**Provided data:**

+-------+

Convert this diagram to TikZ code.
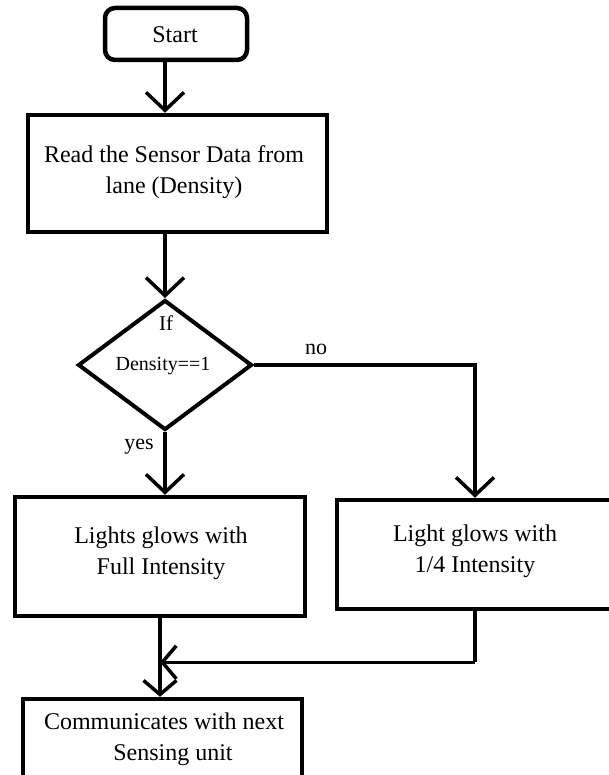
\documentclass[tikz,border=0pt]{standalone}
\usepackage{fontspec}
\setmainfont{Liberation Serif}
\usetikzlibrary{shapes.geometric,arrows.meta}
\begin{document}
\begin{tikzpicture}[x=1pt,y=-1pt,
  box/.style={draw, line width=4.5pt, inner sep=0pt, align=center,
    font=\fontsize{24}{31}\selectfont},
  txt/.style={inner sep=0pt, align=center, font=\fontsize{24}{31}\selectfont},
  lbl/.style={inner sep=0pt, font=\fontsize{22}{26}\selectfont},
  flow/.style={line width=3.5pt, -{Straight Barb[length=18pt,width=38pt]}},
  smallflow/.style={line width=3.5pt, -{Straight Barb[length=14pt,width=33pt]}},
  plain/.style={line width=3.5pt}]
\useasboundingbox (0,0) rectangle (609,775);
\fill[white] (0,0) rectangle (609,775);

\node[box, rounded corners=10pt, minimum width=142pt, minimum height=52pt] (start) at (176,34) {};
\node[txt] (starttext) at (175,35) {Start};

\node[box, minimum width=299pt, minimum height=117pt] (read) at (177.5,173.5) {};
\node[txt] (readtext) at (174,172) {Read the Sensor Data from\\lane (Density)};

\node[draw, diamond, line width=4pt, inner sep=0pt, minimum width=174pt, minimum height=130pt] (dec) at (165,365) {};
\node[txt, font=\fontsize{21}{24}\selectfont] (iftext) at (166,323) {If};
\node[txt, font=\fontsize{20}{24}\selectfont] (dentext) at (163,366) {Density==1};

\node[box, minimum width=290pt, minimum height=119pt] (full) at (160,556.5) {};
\node[txt] (fulltext) at (161,553) {Lights glows with\\Full Intensity};

\node[box, minimum width=276pt, minimum height=109pt] (quarter) at (475,554.5) {};
\node[txt] (quartertext) at (475,551) {Light glows with\\1/4 Intensity};

\node[box, minimum width=279pt, minimum height=92pt] (comm) at (162.5,745) {};
\node[txt] (commtext) at (164,739) {Communicates with next\\\hspace*{18pt}Sensing unit};

\node[lbl] (no) at (316,349) {no};
\node[lbl] (yes) at (139,447) {yes};

\draw[flow] (start.south -| 165,0) -- (read.north -| 165,0);
\draw[flow] (read.south -| dec.north) -- (dec.north);
\draw[flow] (dec.south) -- (full.north -| dec.south);
\draw[flow] (dec.east) -- (dec.east -| quarter.north) -- (quarter.north);
\coordinate (m) at ([yshift=-51pt]quarter.south);
\draw[plain] (quarter.south) -- (m);
\draw[smallflow] (m) -- (m -| full.south);
\draw[smallflow] (full.south) -- (full.south |- comm.north);
\end{tikzpicture}
\end{document}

+-------+

**What you have to do:**
Leave out the pictures and copy the rest of the material above exactly.

**Answer to this problem:**
Convert this diagram to TikZ code.
\documentclass[tikz,border=0pt]{standalone}
\usepackage{fontspec}
\setmainfont{Liberation Serif}
\usetikzlibrary{shapes.geometric,arrows.meta}
\begin{document}
\begin{tikzpicture}[x=1pt,y=-1pt,
  box/.style={draw, line width=4.5pt, inner sep=0pt, align=center,
    font=\fontsize{24}{31}\selectfont},
  txt/.style={inner sep=0pt, align=center, font=\fontsize{24}{31}\selectfont},
  lbl/.style={inner sep=0pt, font=\fontsize{22}{26}\selectfont},
  flow/.style={line width=3.5pt, -{Straight Barb[length=18pt,width=38pt]}},
  smallflow/.style={line width=3.5pt, -{Straight Barb[length=14pt,width=33pt]}},
  plain/.style={line width=3.5pt}]
\useasboundingbox (0,0) rectangle (609,775);
\fill[white] (0,0) rectangle (609,775);

\node[box, rounded corners=10pt, minimum width=142pt, minimum height=52pt] (start) at (176,34) {};
\node[txt] (starttext) at (175,35) {Start};

\node[box, minimum width=299pt, minimum height=117pt] (read) at (177.5,173.5) {};
\node[txt] (readtext) at (174,172) {Read the Sensor Data from\\lane (Density)};

\node[draw, diamond, line width=4pt, inner sep=0pt, minimum width=174pt, minimum height=130pt] (dec) at (165,365) {};
\node[txt, font=\fontsize{21}{24}\selectfont] (iftext) at (166,323) {If};
\node[txt, font=\fontsize{20}{24}\selectfont] (dentext) at (163,366) {Density==1};

\node[box, minimum width=290pt, minimum height=119pt] (full) at (160,556.5) {};
\node[txt] (fulltext) at (161,553) {Lights glows with\\Full Intensity};

\node[box, minimum width=276pt, minimum height=109pt] (quarter) at (475,554.5) {};
\node[txt] (quartertext) at (475,551) {Light glows with\\1/4 Intensity};

\node[box, minimum width=279pt, minimum height=92pt] (comm) at (162.5,745) {};
\node[txt] (commtext) at (164,739) {Communicates with next\\\hspace*{18pt}Sensing unit};

\node[lbl] (no) at (316,349) {no};
\node[lbl] (yes) at (139,447) {yes};

\draw[flow] (start.south -| 165,0) -- (read.north -| 165,0);
\draw[flow] (read.south -| dec.north) -- (dec.north);
\draw[flow] (dec.south) -- (full.north -| dec.south);
\draw[flow] (dec.east) -- (dec.east -| quarter.north) -- (quarter.north);
\coordinate (m) at ([yshift=-51pt]quarter.south);
\draw[plain] (quarter.south) -- (m);
\draw[smallflow] (m) -- (m -| full.south);
\draw[smallflow] (full.south) -- (full.south |- comm.north);
\end{tikzpicture}
\end{document}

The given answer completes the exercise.